North America still records fewer cases by comparison, but it is not immune. The number of reported attacks there has also increased in absolute terms, even if the rate remains lower than in some other regions.
Differences in law enforcement effectiveness, reporting standards, and public awareness may partly explain regional variations. However, the overall trend points to a global issue rather than isolated local problems.
Crypto Prices and Crime Move Together
One of the most striking findings from the analysis is the link between wrench attacks and crypto market valuations. When the total crypto market capitalization rises, the number of reported physical attacks tends to rise as well.
A basic regression analysis suggests that around 45 percent of the variation in attack frequency can be explained by market cap alone. In simple terms, higher prices attract more criminals. As holdings become more valuable, the incentive to target individuals directly increases.
That said, the data also challenges the idea that crypto is becoming inherently more dangerous over time. When attacks are adjusted for the rapid growth in crypto users, the risk per user has actually declined. On a per person or per dollar basis, crypto holders faced greater danger in 2015 and 2018 than they do today.
This suggests that while absolute numbers are rising, the ecosystem has grown even faster, diluting individual risk overall.
Personal Security Remains a Key Concern
Despite the more nuanced picture, Qureshi stressed that wrench attacks are not just an abstract data problem. For those who hold large amounts of crypto or are publicly identifiable, personal security should be taken seriously.
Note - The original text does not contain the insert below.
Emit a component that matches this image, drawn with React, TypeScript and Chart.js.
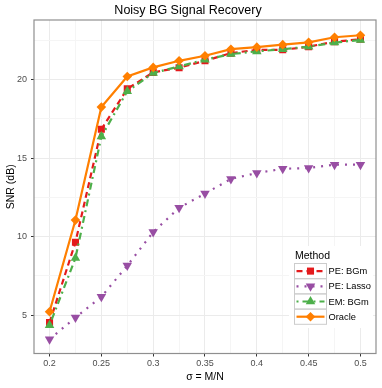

Simple steps such as limiting public disclosures, improving home security, using multisignature wallets, and spreading assets across different storage methods can reduce risk. In some cases, professional security advice may be justified.
The growing awareness of physical threats highlights a shift in how crypto security is understood. Protecting digital assets now increasingly means protecting oneself as well.
Phishing Losses Fall Even as Physical Threats Grow
Interestingly, while physical attacks are becoming more severe, some forms of online crypto crime are declining. According to a recent report by Web3 security firm Scam Sniffer, losses from wallet drainer phishing attacks dropped sharply in 2025.
Total losses fell to about 83.85 million dollars, down 83 percent from nearly 494 million dollars the previous year. The number of victims also declined significantly, falling 68 percent year over year to around 106,000.
Scam Sniffer noted that phishing activity still closely follows market cycles. Losses spiked during periods of heavy onchain activity, particularly in the third quarter, which coincided with Ethereum’s strongest rally of the year.
The contrast between falling digital scams and rising physical attacks underscores how crypto crime is evolving rather than disappearing.